Figure scripts
-------------------------

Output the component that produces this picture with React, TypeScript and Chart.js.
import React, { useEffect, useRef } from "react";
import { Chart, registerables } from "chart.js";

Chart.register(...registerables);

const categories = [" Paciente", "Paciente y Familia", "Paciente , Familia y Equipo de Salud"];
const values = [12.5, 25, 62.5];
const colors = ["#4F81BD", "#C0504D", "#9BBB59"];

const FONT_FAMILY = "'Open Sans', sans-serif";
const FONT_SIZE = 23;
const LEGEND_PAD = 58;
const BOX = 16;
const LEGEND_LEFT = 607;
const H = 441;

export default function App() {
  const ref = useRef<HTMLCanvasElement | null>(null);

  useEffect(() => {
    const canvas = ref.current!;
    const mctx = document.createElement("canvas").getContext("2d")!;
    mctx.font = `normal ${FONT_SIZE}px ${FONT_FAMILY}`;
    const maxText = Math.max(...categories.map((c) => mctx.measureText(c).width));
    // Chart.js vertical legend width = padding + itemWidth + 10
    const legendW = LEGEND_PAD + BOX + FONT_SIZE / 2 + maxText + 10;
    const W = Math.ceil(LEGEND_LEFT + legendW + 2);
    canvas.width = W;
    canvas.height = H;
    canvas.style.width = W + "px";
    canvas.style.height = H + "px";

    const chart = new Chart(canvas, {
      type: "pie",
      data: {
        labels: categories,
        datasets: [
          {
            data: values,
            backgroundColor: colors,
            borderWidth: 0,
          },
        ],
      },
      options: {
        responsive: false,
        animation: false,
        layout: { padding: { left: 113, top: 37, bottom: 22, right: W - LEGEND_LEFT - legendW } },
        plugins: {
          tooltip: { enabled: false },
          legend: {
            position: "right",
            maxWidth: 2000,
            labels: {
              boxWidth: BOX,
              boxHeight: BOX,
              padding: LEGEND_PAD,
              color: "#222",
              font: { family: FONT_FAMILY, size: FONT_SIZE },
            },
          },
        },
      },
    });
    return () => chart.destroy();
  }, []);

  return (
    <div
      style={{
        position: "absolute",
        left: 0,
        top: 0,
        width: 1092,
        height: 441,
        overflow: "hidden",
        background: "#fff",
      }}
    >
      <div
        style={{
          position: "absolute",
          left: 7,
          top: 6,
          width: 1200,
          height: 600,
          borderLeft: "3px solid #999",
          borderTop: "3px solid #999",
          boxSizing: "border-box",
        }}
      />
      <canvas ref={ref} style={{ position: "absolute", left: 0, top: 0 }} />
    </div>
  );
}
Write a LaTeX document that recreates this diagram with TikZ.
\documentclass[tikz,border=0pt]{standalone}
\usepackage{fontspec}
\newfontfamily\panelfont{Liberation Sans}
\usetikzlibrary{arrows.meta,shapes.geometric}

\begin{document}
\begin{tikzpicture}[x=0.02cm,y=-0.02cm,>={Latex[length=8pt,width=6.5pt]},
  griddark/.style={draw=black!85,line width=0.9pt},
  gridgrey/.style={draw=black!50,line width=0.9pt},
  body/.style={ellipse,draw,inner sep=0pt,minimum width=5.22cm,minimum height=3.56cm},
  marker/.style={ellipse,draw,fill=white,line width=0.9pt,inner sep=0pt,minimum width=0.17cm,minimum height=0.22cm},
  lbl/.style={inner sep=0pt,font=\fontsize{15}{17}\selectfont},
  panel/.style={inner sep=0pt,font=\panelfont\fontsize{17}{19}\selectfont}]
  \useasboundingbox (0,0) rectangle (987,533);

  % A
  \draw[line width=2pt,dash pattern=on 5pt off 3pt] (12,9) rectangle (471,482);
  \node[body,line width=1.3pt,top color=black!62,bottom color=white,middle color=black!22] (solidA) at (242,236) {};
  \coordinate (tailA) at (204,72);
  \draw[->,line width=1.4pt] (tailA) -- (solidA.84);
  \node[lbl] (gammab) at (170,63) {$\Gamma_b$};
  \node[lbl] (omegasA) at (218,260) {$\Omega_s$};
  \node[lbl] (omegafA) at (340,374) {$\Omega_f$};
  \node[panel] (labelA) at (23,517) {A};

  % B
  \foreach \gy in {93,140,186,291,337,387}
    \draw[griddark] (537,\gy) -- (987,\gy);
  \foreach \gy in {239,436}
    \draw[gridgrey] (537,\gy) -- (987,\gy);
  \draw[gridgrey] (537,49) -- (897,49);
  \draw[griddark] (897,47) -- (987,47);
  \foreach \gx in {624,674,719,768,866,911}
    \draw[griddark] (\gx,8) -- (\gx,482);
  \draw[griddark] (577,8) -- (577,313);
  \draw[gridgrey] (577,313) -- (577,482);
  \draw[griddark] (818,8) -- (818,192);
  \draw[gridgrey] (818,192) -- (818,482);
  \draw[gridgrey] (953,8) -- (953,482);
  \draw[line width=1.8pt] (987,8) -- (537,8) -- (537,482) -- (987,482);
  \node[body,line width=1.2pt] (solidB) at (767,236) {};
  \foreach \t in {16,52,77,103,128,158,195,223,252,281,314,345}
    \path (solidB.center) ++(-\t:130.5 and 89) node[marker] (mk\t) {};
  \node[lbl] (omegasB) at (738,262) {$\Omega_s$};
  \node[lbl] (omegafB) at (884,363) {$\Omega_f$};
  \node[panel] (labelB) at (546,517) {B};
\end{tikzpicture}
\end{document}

-------------------------

WHAT TO WORK ON:
Return each line of the data exactly as written above.

SOLUTION TO THE EXERCISE:
Output the component that produces this picture with React, TypeScript and Chart.js.
import React, { useEffect, useRef } from "react";
import { Chart, registerables } from "chart.js";

Chart.register(...registerables);

const categories = [" Paciente", "Paciente y Familia", "Paciente , Familia y Equipo de Salud"];
const values = [12.5, 25, 62.5];
const colors = ["#4F81BD", "#C0504D", "#9BBB59"];

const FONT_FAMILY = "'Open Sans', sans-serif";
const FONT_SIZE = 23;
const LEGEND_PAD = 58;
const BOX = 16;
const LEGEND_LEFT = 607;
const H = 441;

export default function App() {
  const ref = useRef<HTMLCanvasElement | null>(null);

  useEffect(() => {
    const canvas = ref.current!;
    const mctx = document.createElement("canvas").getContext("2d")!;
    mctx.font = `normal ${FONT_SIZE}px ${FONT_FAMILY}`;
    const maxText = Math.max(...categories.map((c) => mctx.measureText(c).width));
    // Chart.js vertical legend width = padding + itemWidth + 10
    const legendW = LEGEND_PAD + BOX + FONT_SIZE / 2 + maxText + 10;
    const W = Math.ceil(LEGEND_LEFT + legendW + 2);
    canvas.width = W;
    canvas.height = H;
    canvas.style.width = W + "px";
    canvas.style.height = H + "px";

    const chart = new Chart(canvas, {
      type: "pie",
      data: {
        labels: categories,
        datasets: [
          {
            data: values,
            backgroundColor: colors,
            borderWidth: 0,
          },
        ],
      },
      options: {
        responsive: false,
        animation: false,
        layout: { padding: { left: 113, top: 37, bottom: 22, right: W - LEGEND_LEFT - legendW } },
        plugins: {
          tooltip: { enabled: false },
          legend: {
            position: "right",
            maxWidth: 2000,
            labels: {
              boxWidth: BOX,
              boxHeight: BOX,
              padding: LEGEND_PAD,
              color: "#222",
              font: { family: FONT_FAMILY, size: FONT_SIZE },
            },
          },
        },
      },
    });
    return () => chart.destroy();
  }, []);

  return (
    <div
      style={{
        position: "absolute",
        left: 0,
        top: 0,
        width: 1092,
        height: 441,
        overflow: "hidden",
        background: "#fff",
      }}
    >
      <div
        style={{
          position: "absolute",
          left: 7,
          top: 6,
          width: 1200,
          height: 600,
          borderLeft: "3px solid #999",
          borderTop: "3px solid #999",
          boxSizing: "border-box",
        }}
      />
      <canvas ref={ref} style={{ position: "absolute", left: 0, top: 0 }} />
    </div>
  );
}
Write a LaTeX document that recreates this diagram with TikZ.
\documentclass[tikz,border=0pt]{standalone}
\usepackage{fontspec}
\newfontfamily\panelfont{Liberation Sans}
\usetikzlibrary{arrows.meta,shapes.geometric}

\begin{document}
\begin{tikzpicture}[x=0.02cm,y=-0.02cm,>={Latex[length=8pt,width=6.5pt]},
  griddark/.style={draw=black!85,line width=0.9pt},
  gridgrey/.style={draw=black!50,line width=0.9pt},
  body/.style={ellipse,draw,inner sep=0pt,minimum width=5.22cm,minimum height=3.56cm},
  marker/.style={ellipse,draw,fill=white,line width=0.9pt,inner sep=0pt,minimum width=0.17cm,minimum height=0.22cm},
  lbl/.style={inner sep=0pt,font=\fontsize{15}{17}\selectfont},
  panel/.style={inner sep=0pt,font=\panelfont\fontsize{17}{19}\selectfont}]
  \useasboundingbox (0,0) rectangle (987,533);

  % A
  \draw[line width=2pt,dash pattern=on 5pt off 3pt] (12,9) rectangle (471,482);
  \node[body,line width=1.3pt,top color=black!62,bottom color=white,middle color=black!22] (solidA) at (242,236) {};
  \coordinate (tailA) at (204,72);
  \draw[->,line width=1.4pt] (tailA) -- (solidA.84);
  \node[lbl] (gammab) at (170,63) {$\Gamma_b$};
  \node[lbl] (omegasA) at (218,260) {$\Omega_s$};
  \node[lbl] (omegafA) at (340,374) {$\Omega_f$};
  \node[panel] (labelA) at (23,517) {A};

  % B
  \foreach \gy in {93,140,186,291,337,387}
    \draw[griddark] (537,\gy) -- (987,\gy);
  \foreach \gy in {239,436}
    \draw[gridgrey] (537,\gy) -- (987,\gy);
  \draw[gridgrey] (537,49) -- (897,49);
  \draw[griddark] (897,47) -- (987,47);
  \foreach \gx in {624,674,719,768,866,911}
    \draw[griddark] (\gx,8) -- (\gx,482);
  \draw[griddark] (577,8) -- (577,313);
  \draw[gridgrey] (577,313) -- (577,482);
  \draw[griddark] (818,8) -- (818,192);
  \draw[gridgrey] (818,192) -- (818,482);
  \draw[gridgrey] (953,8) -- (953,482);
  \draw[line width=1.8pt] (987,8) -- (537,8) -- (537,482) -- (987,482);
  \node[body,line width=1.2pt] (solidB) at (767,236) {};
  \foreach \t in {16,52,77,103,128,158,195,223,252,281,314,345}
    \path (solidB.center) ++(-\t:130.5 and 89) node[marker] (mk\t) {};
  \node[lbl] (omegasB) at (738,262) {$\Omega_s$};
  \node[lbl] (omegafB) at (884,363) {$\Omega_f$};
  \node[panel] (labelB) at (546,517) {B};
\end{tikzpicture}
\end{document}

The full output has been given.